Moses and the Masses Turn Out for Music Center Birthday Bash
Ask a Hollywood cabbie how to get to the Music Center and he might say, “Practice!”
Ask the kids from Chinatown’s Castelar Elementary School and you won’t get a punch line. “We walked up Alpine and turned left on Grand,” one sixth-grader explained Wednesday, providing a partial explanation as to why an estimated 10,000 people found themselves on Music Center Plaza at lunchtime Wednesday.
The occasion was the Music Center’s 25th birthday. In a silver anniversary year that has been sprinkled with exclusive black-tie soirees, this event was a decidedly Populist affair that featured, among other things, Charlton Heston doing a little Moses shtick.
In addition to 70 kids from Castelar, the crowd included more than 1,200 uniformed high school musicians, an army of office workers on their lunch break, scores of jurors from the courthouse next door and at least two theater lovers who rode in on an RTD bus.
“What I was trying to do was compare the number of people to the kids in band, and 10,000 is probably conservative,” said Music Center spokeswoman Kathy Bornstein.
The party was a way for the Music Center to show its appreciation for years of support from the Los Angeles community, Bornstein said. “We do a lot of big events and galas during the year. We’re really more and more geared to doing events for the community at large.

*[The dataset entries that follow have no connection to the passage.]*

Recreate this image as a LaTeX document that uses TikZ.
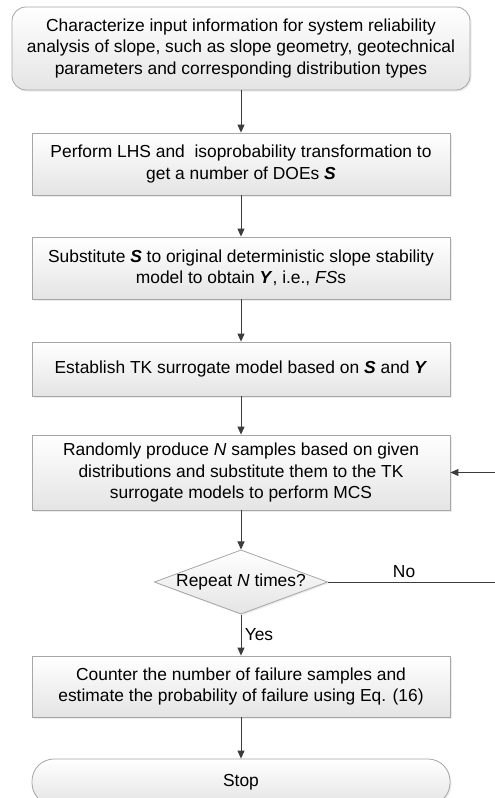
\documentclass[tikz,border=0pt]{standalone}
\usepackage{fontspec}
\setmainfont{Liberation Sans}
\usepackage{tikz}
\usetikzlibrary{shapes.geometric, arrows.meta, positioning, calc, shadows}
\usepackage{xcolor}
\definecolor{boxline}{HTML}{A6A6A6}
\definecolor{boxfill}{HTML}{E4E4E4}
\definecolor{arrowgray}{HTML}{3C3C3C}
\newcommand{\bivar}[1]{\textbf{\textit{#1}}}

\tikzset{
  procbox/.style={draw=boxline, line width=0.8pt, top color=white, bottom color=boxfill,
    minimum width=418pt, align=center, inner sep=3pt, font=\fontsize{17.4}{21.5}\selectfont,
    drop shadow={opacity=0.15, shadow xshift=1.5pt, shadow yshift=-1.5pt}},
  termbox/.style={procbox, rounded corners=14pt},
  decbox/.style={diamond, aspect=2.7, draw=boxline, line width=0.8pt, top color=white, bottom color=boxfill,
    minimum width=166pt, minimum height=62pt, inner sep=0pt, font=\fontsize{17.4}{21}\selectfont,
    drop shadow={opacity=0.15, shadow xshift=1.5pt, shadow yshift=-1.5pt}},
  flowarrow/.style={draw=arrowgray, line width=0.9pt, -{Triangle[length=8pt, width=7pt]}},
  flowlabel/.style={font=\fontsize{17.4}{18}\selectfont}
}

\begin{document}
\begin{tikzpicture}[x=1pt, y=1pt]
  \useasboundingbox (0,0) rectangle (495,-798);

  % flow chart blocks
  \node[termbox, minimum width=458pt, minimum height=83pt] (input) at (241,-48.5) {
    Characterize input information for system reliability\\
    analysis of slope, such as slope geometry, geotechnical\\
    parameters and corresponding distribution types};
  \node[procbox, minimum height=62pt] (lhs) at (241,-164) {
    Perform LHS and\ \ isoprobability transformation to\\
    get a number of DOEs \bivar{S}};
  \node[procbox, minimum height=62pt] (subst) at (241,-268) {
    Substitute \bivar{S} to original deterministic slope stability\\
    model to obtain \bivar{Y}, i.e., \textit{FS}s};
  \node[procbox, minimum height=54pt] (tk) at (241,-369) {
    Establish TK surrogate model based on \bivar{S} and \bivar{Y}};
  \node[procbox, minimum height=75pt] (mcs) at (241,-472.5) {
    Randomly produce \textit{N} samples based on given\\
    distributions and substitute them to the TK\\
    surrogate models to perform MCS};
  \node[decbox] (repeat) at (241,-582) {Repeat \textit{N} times?};
  \node[procbox, minimum height=61pt] (count) at (241,-686.5) {
    Counter the number of failure samples and\\
    estimate the probability of failure using Eq. (16)};
  \node[termbox, rounded corners=22pt, minimum height=46pt] (stop) at (241,-782) {Stop};

  % connectors
  \draw[flowarrow] (input) -- (lhs);
  \draw[flowarrow] (lhs) -- (subst);
  \draw[flowarrow] (subst) -- (tk);
  \draw[flowarrow] (tk) -- (mcs);
  \draw[flowarrow] (mcs) -- (repeat);
  \draw[flowarrow] (repeat) -- node[flowlabel, right=0pt] {Yes} (count);
  \draw[flowarrow] (count) -- (stop);

  % loop back
  \coordinate (loopdown) at (497,-582);
  \coordinate (loopup) at (497,-472.5);
  \draw[flowarrow] (repeat.east) -- node[flowlabel, above=1pt, pos=0.45] {No} (loopdown)
    -- (loopup) -- (mcs.east);
\end{tikzpicture}
\end{document}
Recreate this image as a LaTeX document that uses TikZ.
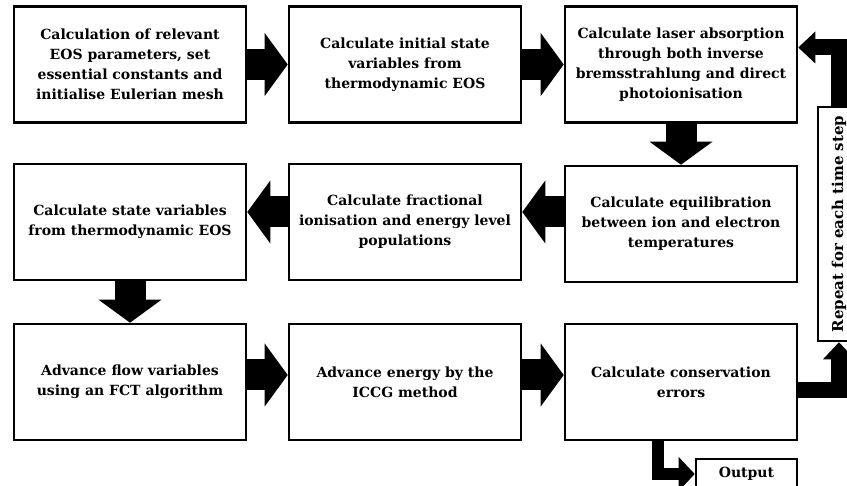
\documentclass[tikz,border=0pt]{standalone}
\usepackage{fontspec}
\setmainfont{DejaVu Serif}
\usetikzlibrary{arrows.meta}
\begin{document}
\begin{tikzpicture}
		[x=1pt,y=-1pt,
		flowbox/.style = {shape=rectangle, draw, line width=2.6pt, align=center, minimum width=232pt, minimum height=116pt, inner sep=2pt, font=\bfseries\fontsize{14}{20}\selectfont},
		bigarrow/.style = {line width=31pt, -{Triangle[length=23pt,width=63pt,line width=0pt]}},
		looparrow/.style = {line width=16pt, -{Triangle[length=17pt,width=32pt,line width=0pt]}},
		outarrow/.style = {line width=12pt, -{Triangle[length=16pt,width=34pt,line width=0pt]}}]
		\useasboundingbox (0,0) rectangle (847,486);
		\clip (0,0) rectangle (847,486);
		% first row
		\node[flowbox,name=1] at (130,64.5) {Calculation of relevant\\EOS parameters, set\\essential constants and\\initialise Eulerian mesh};
		\node[flowbox,name=2] at (405,64.5) {Calculate initial state\\variables from\\thermodynamic EOS};
		\node[flowbox,name=3] at (681,64.5) {Calculate laser absorption\\through both inverse\\bremsstrahlung and direct\\photoionisation};
		% second row
		\node[flowbox,name=4] at (130,222) {Calculate state variables\\from thermodynamic EOS};
		\node[flowbox,name=5] at (405,222) {Calculate fractional\\ionisation and energy level\\populations};
		\node[flowbox,name=6] at (681,224) {Calculate equilibration\\between ion and electron\\temperatures};
		% third row
		\node[flowbox,name=7] at (130,382) {Advance flow variables\\using an FCT algorithm};
		\node[flowbox,name=8] at (405,382) {Advance energy by the\\ICCG method};
		\node[flowbox,name=9] at (681,382) {Calculate conservation\\errors};
		% loop and output
		\node[flowbox,name=10,minimum width=234pt,minimum height=42pt,rotate=90,font=\bfseries\fontsize{15}{20}\selectfont] at (839,224) {Repeat for each time step};
		\node[flowbox,name=11,minimum width=101pt,minimum height=30pt] at (746.5,474) {Output};
		% main flow
		\draw[bigarrow] (1) -- (2);
		\draw[bigarrow] (2) -- (3);
		\draw[bigarrow] (3) -- (6);
		\draw[bigarrow] ([yshift=12pt]6.west) -- ([yshift=12pt]6.west -| 5.east);
		\draw[bigarrow] ([yshift=10pt]5.west) -- ([yshift=10pt]4.east);
		\draw[bigarrow] (4) -- (7);
		\draw[bigarrow] ([yshift=7pt]7.east) -- ([yshift=7pt]8.west);
		\draw[bigarrow] ([yshift=7pt]8.east) -- ([yshift=7pt]9.west);
		% repeat loop
		\draw[looparrow] ([yshift=-8pt]9.east) -| (10.west);
		\draw[looparrow] (10.east) |- ([yshift=17pt]3.east);
		\draw[outarrow] ([xshift=-23pt]9.south) |- (11.west);
	\end{tikzpicture}
\end{document}
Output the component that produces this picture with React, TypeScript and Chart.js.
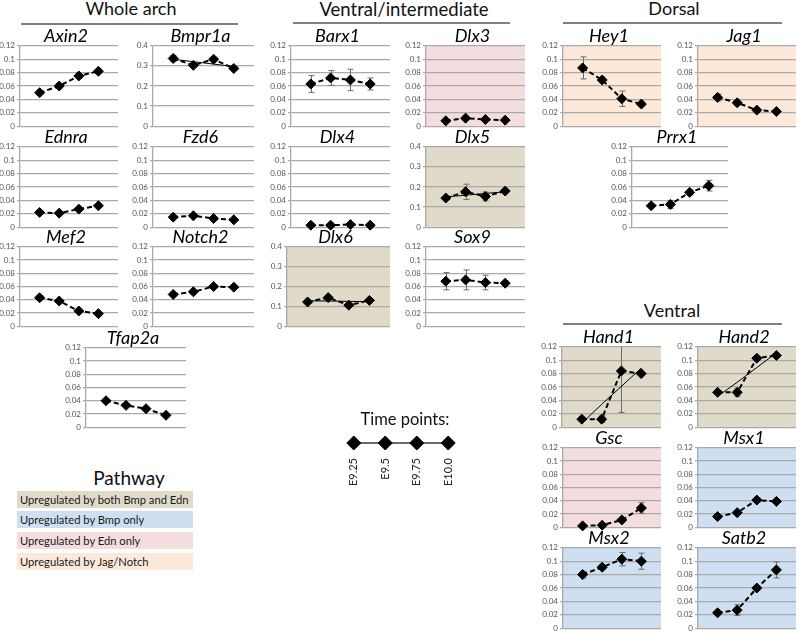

This party featured carrot cake, cartons of milk, jugglers and the USC Song Girls. Radio personalities Ken Minyard and Bob Arthur served as emcees, and, as at any good Southern California party, the talk turned to real estate. When the Music Center opened on Dec. 6, 1964, they noted, the average cost of a three-bedroom home in Los Angeles was $15,425.
The massive musical ensemble was composed of the USC marching band and 22 high school bands that had arrived from as far away as Mojave, Riverside and San Diego. They played selections from “A Chorus Line,” “The Phantom of the Opera” and “The Music Man.”
Heston, featured as a guest speaker along with Carol Channing, recalled that when the Music Center was being planned more than 25 years ago, “some people thought it might dampen the performing arts here. Of course, that has not happened.”
Adding some Hollywood schmaltz to the occasion, Heston briefly reprised his role in the film “The Ten Commandments,” with the Lipchitz Fountain playing the role of the Red Sea. Holding Moses’ (prop) staff aloft, Heston intoned, “Who is on the Lord’s side? Let him come to me!”
The waters parted, of course. Just like at Universal Studios.
For revelers who didn’t have jobs to get back to or verdicts to decide, the Music Center opened the Mark Taper Forum to the public Wednesday afternoon for a free dress rehearsal of Truman Capote’s “A Christmas Memory.”